## Collected material:
************

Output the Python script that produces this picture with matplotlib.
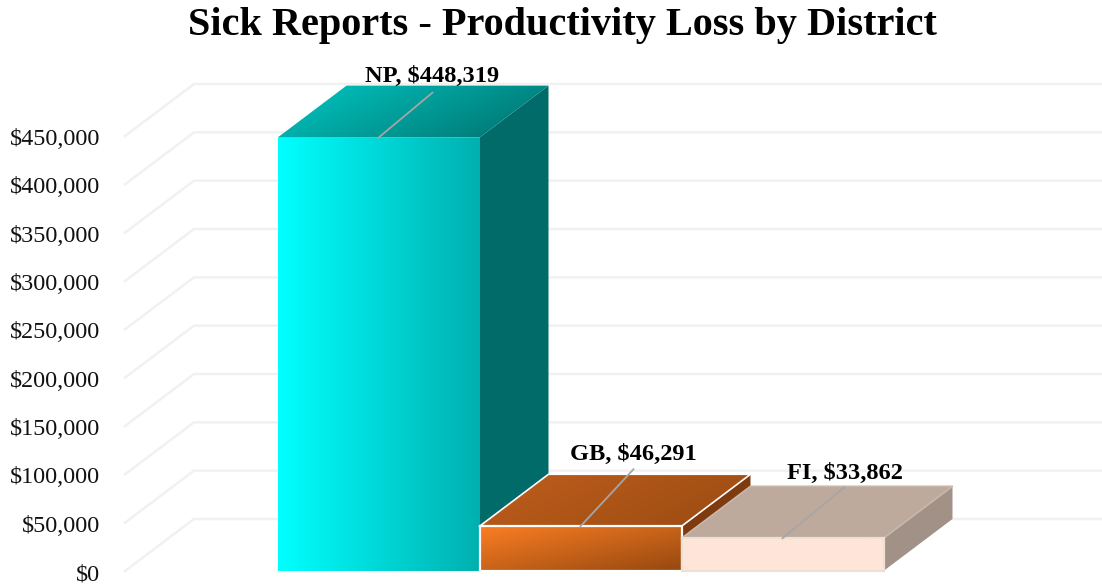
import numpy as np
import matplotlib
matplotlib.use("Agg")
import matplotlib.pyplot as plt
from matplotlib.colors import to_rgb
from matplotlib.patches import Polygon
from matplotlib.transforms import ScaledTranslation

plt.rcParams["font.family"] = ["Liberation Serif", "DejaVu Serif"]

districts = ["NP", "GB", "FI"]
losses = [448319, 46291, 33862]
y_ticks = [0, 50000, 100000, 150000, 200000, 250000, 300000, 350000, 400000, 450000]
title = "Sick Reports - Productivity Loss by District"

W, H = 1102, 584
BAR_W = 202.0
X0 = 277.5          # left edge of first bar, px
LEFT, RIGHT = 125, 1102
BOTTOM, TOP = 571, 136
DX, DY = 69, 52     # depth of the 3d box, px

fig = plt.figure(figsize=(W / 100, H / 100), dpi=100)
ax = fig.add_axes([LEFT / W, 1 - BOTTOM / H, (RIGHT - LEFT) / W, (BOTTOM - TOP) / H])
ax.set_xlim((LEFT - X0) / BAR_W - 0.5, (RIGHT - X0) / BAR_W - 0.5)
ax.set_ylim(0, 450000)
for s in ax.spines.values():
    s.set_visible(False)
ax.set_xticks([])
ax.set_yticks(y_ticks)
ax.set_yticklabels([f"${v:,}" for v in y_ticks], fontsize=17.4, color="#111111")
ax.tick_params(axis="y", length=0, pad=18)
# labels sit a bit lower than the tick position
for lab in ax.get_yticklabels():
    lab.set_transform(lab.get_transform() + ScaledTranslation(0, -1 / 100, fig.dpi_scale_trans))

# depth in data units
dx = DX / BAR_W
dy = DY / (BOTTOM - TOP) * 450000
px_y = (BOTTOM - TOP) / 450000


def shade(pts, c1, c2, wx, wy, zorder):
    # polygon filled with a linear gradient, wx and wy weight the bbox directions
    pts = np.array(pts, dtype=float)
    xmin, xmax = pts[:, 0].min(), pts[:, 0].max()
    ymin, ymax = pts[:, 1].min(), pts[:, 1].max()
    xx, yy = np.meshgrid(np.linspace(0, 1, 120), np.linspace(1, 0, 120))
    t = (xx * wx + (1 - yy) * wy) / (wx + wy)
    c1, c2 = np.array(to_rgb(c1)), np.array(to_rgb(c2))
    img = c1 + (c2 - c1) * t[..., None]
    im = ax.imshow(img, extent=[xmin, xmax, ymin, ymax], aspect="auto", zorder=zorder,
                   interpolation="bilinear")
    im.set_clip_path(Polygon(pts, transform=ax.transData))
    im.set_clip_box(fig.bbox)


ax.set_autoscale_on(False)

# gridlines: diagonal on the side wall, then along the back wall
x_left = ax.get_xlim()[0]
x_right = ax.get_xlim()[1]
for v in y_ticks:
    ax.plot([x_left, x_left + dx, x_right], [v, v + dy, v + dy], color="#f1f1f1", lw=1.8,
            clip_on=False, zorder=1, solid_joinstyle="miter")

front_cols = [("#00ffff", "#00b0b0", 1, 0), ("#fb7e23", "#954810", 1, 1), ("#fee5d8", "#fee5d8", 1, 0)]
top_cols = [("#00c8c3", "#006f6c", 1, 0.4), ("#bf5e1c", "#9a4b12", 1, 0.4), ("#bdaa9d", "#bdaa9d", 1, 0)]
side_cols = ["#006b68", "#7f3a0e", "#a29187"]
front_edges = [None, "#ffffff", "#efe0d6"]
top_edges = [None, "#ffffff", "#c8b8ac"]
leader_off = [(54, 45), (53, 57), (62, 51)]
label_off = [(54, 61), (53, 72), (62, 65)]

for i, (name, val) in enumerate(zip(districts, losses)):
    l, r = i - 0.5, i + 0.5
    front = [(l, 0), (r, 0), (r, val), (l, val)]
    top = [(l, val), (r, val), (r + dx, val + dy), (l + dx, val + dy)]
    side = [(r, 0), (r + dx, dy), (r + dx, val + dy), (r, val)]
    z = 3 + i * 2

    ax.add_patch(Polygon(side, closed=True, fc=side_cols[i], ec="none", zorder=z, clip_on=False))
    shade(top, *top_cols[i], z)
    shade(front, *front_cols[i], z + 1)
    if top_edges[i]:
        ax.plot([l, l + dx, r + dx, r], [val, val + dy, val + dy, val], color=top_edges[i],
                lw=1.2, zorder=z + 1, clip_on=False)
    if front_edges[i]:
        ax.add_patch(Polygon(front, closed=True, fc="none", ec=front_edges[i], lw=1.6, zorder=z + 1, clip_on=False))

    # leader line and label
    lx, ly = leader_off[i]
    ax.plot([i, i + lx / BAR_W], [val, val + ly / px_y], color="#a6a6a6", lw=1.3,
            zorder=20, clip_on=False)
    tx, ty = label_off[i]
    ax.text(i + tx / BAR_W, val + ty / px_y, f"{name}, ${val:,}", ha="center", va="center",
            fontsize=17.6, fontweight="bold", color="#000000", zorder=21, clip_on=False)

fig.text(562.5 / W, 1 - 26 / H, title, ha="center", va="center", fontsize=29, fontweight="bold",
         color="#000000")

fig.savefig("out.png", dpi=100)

************

Transcribe the material exactly, keeping every word and none of the pictures.

## The result:
Output the Python script that produces this picture with matplotlib.
import numpy as np
import matplotlib
matplotlib.use("Agg")
import matplotlib.pyplot as plt
from matplotlib.colors import to_rgb
from matplotlib.patches import Polygon
from matplotlib.transforms import ScaledTranslation

plt.rcParams["font.family"] = ["Liberation Serif", "DejaVu Serif"]

districts = ["NP", "GB", "FI"]
losses = [448319, 46291, 33862]
y_ticks = [0, 50000, 100000, 150000, 200000, 250000, 300000, 350000, 400000, 450000]
title = "Sick Reports - Productivity Loss by District"

W, H = 1102, 584
BAR_W = 202.0
X0 = 277.5          # left edge of first bar, px
LEFT, RIGHT = 125, 1102
BOTTOM, TOP = 571, 136
DX, DY = 69, 52     # depth of the 3d box, px

fig = plt.figure(figsize=(W / 100, H / 100), dpi=100)
ax = fig.add_axes([LEFT / W, 1 - BOTTOM / H, (RIGHT - LEFT) / W, (BOTTOM - TOP) / H])
ax.set_xlim((LEFT - X0) / BAR_W - 0.5, (RIGHT - X0) / BAR_W - 0.5)
ax.set_ylim(0, 450000)
for s in ax.spines.values():
    s.set_visible(False)
ax.set_xticks([])
ax.set_yticks(y_ticks)
ax.set_yticklabels([f"${v:,}" for v in y_ticks], fontsize=17.4, color="#111111")
ax.tick_params(axis="y", length=0, pad=18)
# labels sit a bit lower than the tick position
for lab in ax.get_yticklabels():
    lab.set_transform(lab.get_transform() + ScaledTranslation(0, -1 / 100, fig.dpi_scale_trans))

# depth in data units
dx = DX / BAR_W
dy = DY / (BOTTOM - TOP) * 450000
px_y = (BOTTOM - TOP) / 450000


def shade(pts, c1, c2, wx, wy, zorder):
    # polygon filled with a linear gradient, wx and wy weight the bbox directions
    pts = np.array(pts, dtype=float)
    xmin, xmax = pts[:, 0].min(), pts[:, 0].max()
    ymin, ymax = pts[:, 1].min(), pts[:, 1].max()
    xx, yy = np.meshgrid(np.linspace(0, 1, 120), np.linspace(1, 0, 120))
    t = (xx * wx + (1 - yy) * wy) / (wx + wy)
    c1, c2 = np.array(to_rgb(c1)), np.array(to_rgb(c2))
    img = c1 + (c2 - c1) * t[..., None]
    im = ax.imshow(img, extent=[xmin, xmax, ymin, ymax], aspect="auto", zorder=zorder,
                   interpolation="bilinear")
    im.set_clip_path(Polygon(pts, transform=ax.transData))
    im.set_clip_box(fig.bbox)


ax.set_autoscale_on(False)

# gridlines: diagonal on the side wall, then along the back wall
x_left = ax.get_xlim()[0]
x_right = ax.get_xlim()[1]
for v in y_ticks:
    ax.plot([x_left, x_left + dx, x_right], [v, v + dy, v + dy], color="#f1f1f1", lw=1.8,
            clip_on=False, zorder=1, solid_joinstyle="miter")

front_cols = [("#00ffff", "#00b0b0", 1, 0), ("#fb7e23", "#954810", 1, 1), ("#fee5d8", "#fee5d8", 1, 0)]
top_cols = [("#00c8c3", "#006f6c", 1, 0.4), ("#bf5e1c", "#9a4b12", 1, 0.4), ("#bdaa9d", "#bdaa9d", 1, 0)]
side_cols = ["#006b68", "#7f3a0e", "#a29187"]
front_edges = [None, "#ffffff", "#efe0d6"]
top_edges = [None, "#ffffff", "#c8b8ac"]
leader_off = [(54, 45), (53, 57), (62, 51)]
label_off = [(54, 61), (53, 72), (62, 65)]

for i, (name, val) in enumerate(zip(districts, losses)):
    l, r = i - 0.5, i + 0.5
    front = [(l, 0), (r, 0), (r, val), (l, val)]
    top = [(l, val), (r, val), (r + dx, val + dy), (l + dx, val + dy)]
    side = [(r, 0), (r + dx, dy), (r + dx, val + dy), (r, val)]
    z = 3 + i * 2

    ax.add_patch(Polygon(side, closed=True, fc=side_cols[i], ec="none", zorder=z, clip_on=False))
    shade(top, *top_cols[i], z)
    shade(front, *front_cols[i], z + 1)
    if top_edges[i]:
        ax.plot([l, l + dx, r + dx, r], [val, val + dy, val + dy, val], color=top_edges[i],
                lw=1.2, zorder=z + 1, clip_on=False)
    if front_edges[i]:
        ax.add_patch(Polygon(front, closed=True, fc="none", ec=front_edges[i], lw=1.6, zorder=z + 1, clip_on=False))

    # leader line and label
    lx, ly = leader_off[i]
    ax.plot([i, i + lx / BAR_W], [val, val + ly / px_y], color="#a6a6a6", lw=1.3,
            zorder=20, clip_on=False)
    tx, ty = label_off[i]
    ax.text(i + tx / BAR_W, val + ty / px_y, f"{name}, ${val:,}", ha="center", va="center",
            fontsize=17.6, fontweight="bold", color="#000000", zorder=21, clip_on=False)

fig.text(562.5 / W, 1 - 26 / H, title, ha="center", va="center", fontsize=29, fontweight="bold",
         color="#000000")

fig.savefig("out.png", dpi=100)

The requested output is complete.